Part 1 of the Excel data file provides selected patient information of the first 1000 confirmed cases of COVID-19 in Singapore.

Answer all six questions below by analysing the data

For each question, state clearly the sample size used the assumptions with justifications and the potential flaws of the approach chosen (no approach is perfect).

If you find the question ambiguous, follow your own interpretation, then provide a justification of your interpretation.

- Plot a histogram showing the distribution of COVID-19 patients by age group,
*g*. 0 – 10 years, 11 – 20 years, 21 – 30 years,*etc*. What is the average age to contract the virus? - According to the data provided, is it true that males generally take longer to recover than females? How conclusive is your answer?
- According to the data provided, is it true that males are less likely to recover (i.e. die from COVID-19), than females? How conclusive is your answer?
- Estimate the mean number of days to recover with 95% confidence intervals.
- According to the data provided, is it true that a Singaporean (nationality-wise) male is more likely to contract COVID-19 than a Singaporean female? How conclusive is your answer?
- According to the data, is it true that a COVID-19 patient at or above the age of 50 takes longer to recover than a patient who is younger than 50? How conclusive is your answer?

**Part 2. COVID-19 in Singapore and overseas**

Part 2 of the Excel data file provides the data of the number of new cases of COVID-19 every day, between 31 December 2019 and 2 August 2020, confirmed in Singapore, China, United Kingdom, and the United States.

Analyse the data and answer all three questions below.

If you find the question ambiguous, follow your own interpretation, then provide a justification of your interpretation.

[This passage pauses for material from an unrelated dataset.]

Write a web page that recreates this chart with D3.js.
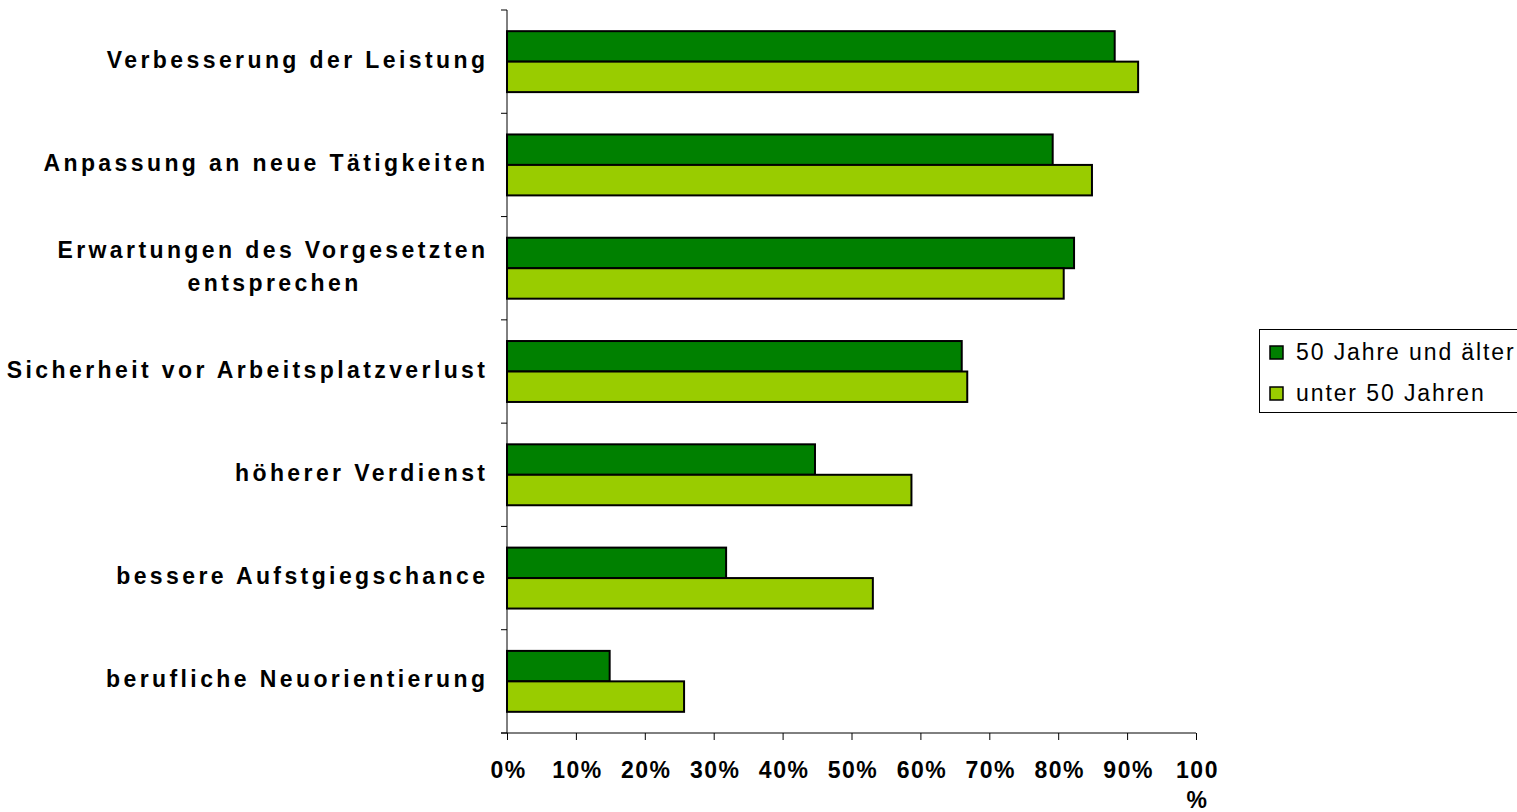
<!DOCTYPE html>
<html>
<head>
<meta charset="utf-8">
<script src="https://cdn.jsdelivr.net/npm/d3@7"></script>
<style>
  html, body { margin: 0; padding: 0; background: #fff; }
  svg { display: block; }
</style>
</head>
<body>
<svg id="chart" width="1517" height="812"></svg>
<script>
// Motive für Weiterbildung, nach Altersgruppe (Anteil in %)
const categories = [
  ["Verbesserung der Leistung"],
  ["Anpassung an neue Tätigkeiten"],
  ["Erwartungen des Vorgesetzten", "entsprechen"],
  ["Sicherheit vor Arbeitsplatzverlust"],
  ["höherer Verdienst"],
  ["bessere Aufstgiegschance"],
  ["berufliche Neuorientierung"]
];
const seriesNames = ["50 Jahre und älter", "unter 50 Jahren"];
const valuesOlder   = [88.2, 79.2, 82.3, 66.0, 44.7, 31.8, 14.9];
const valuesYounger = [91.6, 84.9, 80.8, 66.8, 58.7, 53.1, 25.7];
const xTicks = [0, 10, 20, 30, 40, 50, 60, 70, 80, 90, 100];
const xTickLabels = ["0%", "10%", "20%", "30%", "40%", "50%", "60%", "70%", "80%", "90%", "100%"];
const colors = ["#008000", "#99CC00"];

const FONT = "'Liberation Sans', Arial, Helvetica, sans-serif";
const svg = d3.select("#chart");

const plot = { left: 507, right: 1196, top: 10, bottom: 733 };

const x = d3.scaleLinear().domain([0, 100]).range([plot.left, plot.right]);
const y = d3.scaleBand()
  .domain(d3.range(categories.length))
  .range([plot.top, plot.bottom])
  .paddingInner(0).paddingOuter(0);
const inner = d3.scaleBand()
  .domain([0, 1])
  .range([0, y.bandwidth()])
  .paddingOuter(0.695).paddingInner(0);

const series = [valuesOlder, valuesYounger];

// Bars
const g = svg.append("g");
series.forEach((vals, si) => {
  g.selectAll(null)
    .data(vals)
    .enter()
    .append("rect")
    .attr("x", x(0))
    .attr("y", (d, i) => y(i) + inner(si))
    .attr("width", d => x(d) - x(0))
    .attr("height", inner.bandwidth())
    .attr("fill", colors[si])
    .attr("stroke", "#000")
    .attr("stroke-width", 2);
});

// Y axis: line with ticks at category boundaries
const yAxisG = svg.append("g");
yAxisG.append("line")
  .attr("x1", plot.left).attr("x2", plot.left)
  .attr("y1", plot.top).attr("y2", plot.bottom)
  .attr("stroke", "#000").attr("stroke-width", 1);
const boundaries = d3.range(categories.length + 1).map(i => plot.top + i * y.step());
yAxisG.selectAll(null).data(boundaries).enter().append("line")
  .attr("x1", plot.left - 6).attr("x2", plot.left)
  .attr("y1", d => d).attr("y2", d => d)
  .attr("stroke", "#000").attr("stroke-width", 1);

// Category labels
const LS = 3.4;
const labelG = svg.append("g")
  .attr("font-family", FONT)
  .attr("font-size", 23)
  .attr("font-weight", "bold")
  .attr("letter-spacing", LS)
  .attr("fill", "#000");
const labelEnd = 485 + LS;
categories.forEach((lines, i) => {
  const cy = y(i) + y.bandwidth() / 2;
  if (lines.length === 1) {
    labelG.append("text")
      .attr("x", labelEnd)
      .attr("y", cy + 6)
      .attr("text-anchor", "end")
      .text(lines[0]);
  } else {
    const t1 = labelG.append("text")
      .attr("x", labelEnd)
      .attr("y", cy + 6 - 16.6)
      .attr("text-anchor", "end")
      .text(lines[0]);
    const w = t1.node().getComputedTextLength();
    labelG.append("text")
      .attr("x", labelEnd - w / 2 + LS / 2)
      .attr("y", cy + 6 + 16.6)
      .attr("text-anchor", "middle")
      .text(lines[1]);
  }
});

// X axis
const xAxis = d3.axisBottom(x)
  .tickValues(xTicks)
  .tickSize(7)
  .tickSizeOuter(0)
  .tickFormat((d, i) => xTickLabels[i]);
const xAxisG = svg.append("g")
  .attr("transform", `translate(0,${plot.bottom})`)
  .call(xAxis);
xAxisG.select(".domain").remove();
xAxisG.append("line")
  .attr("x1", plot.left - 6).attr("x2", plot.right)
  .attr("y1", 0).attr("y2", 0)
  .attr("stroke", "#000").attr("stroke-width", 1);
xAxisG.selectAll(".tick line").attr("stroke", "#000");
xAxisG.selectAll(".tick text")
  .attr("font-family", FONT)
  .attr("font-size", 23)
  .attr("font-weight", "bold")
  .attr("fill", "#000")
  .attr("letter-spacing", 1.5)
  .attr("y", 0)
  .attr("dy", null)
  .each(function(d, i) {
    const label = xTickLabels[i];
    const sel = d3.select(this).text(null);
    // the last label does not fit on one line and wraps before the percent sign
    const parts = d === 100 ? [label.slice(0, -1), "%"] : [label];
    parts.forEach((p, k) => {
      sel.append("tspan")
        .attr("x", 1)
        .attr("y", 45 + k * 30)
        .text(p);
    });
  });

// Legend
const legend = svg.append("g").attr("font-family", FONT).attr("font-size", 23).attr("letter-spacing", 1.9);
legend.append("rect")
  .attr("x", 1259.5).attr("y", 329.5)
  .attr("width", 270).attr("height", 83)
  .attr("fill", "#fff").attr("stroke", "#000").attr("stroke-width", 1);
seriesNames.forEach((name, i) => {
  const ry = 346 + i * 41;
  legend.append("rect")
    .attr("x", 1270).attr("y", ry)
    .attr("width", 13).attr("height", 13)
    .attr("fill", colors[i]).attr("stroke", "#000").attr("stroke-width", 1.5);
  legend.append("text")
    .attr("x", 1296).attr("y", ry + 14)
    .attr("fill", "#000")
    .text(name);
});
</script>
</body>
</html>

- How does the daily number of new cases in Singapore correlate to the daily number of new cases in China, the United Kingdom, and the United States, respectively?
- When COVID-19 spreads from one country to another, we may see some similarities in the behaviour of the outbreaks. For example, the number of new cases in Singapore may not correlate well with the number of new cases in China on a same-day basis but may correlate better with the number of new cases in China
*x*days ago. Find out the values of*x*that maximise the correlation between the number of new cases in Singapore and the number of new cases in China, the United Kingdom, and the United States, respectively. Explain the method used to determine*x*and the assumptions made with justifications. Solutions that use an automated algorithm to find out*x*will score more marks (of course, you need to clearly explain the algorithm used and how it is computationally implemented). - Propose numerical models that describe the trends in the number of new cases in Singapore, China, the United Kingdom, and the United States, respectively. How well do the models fit?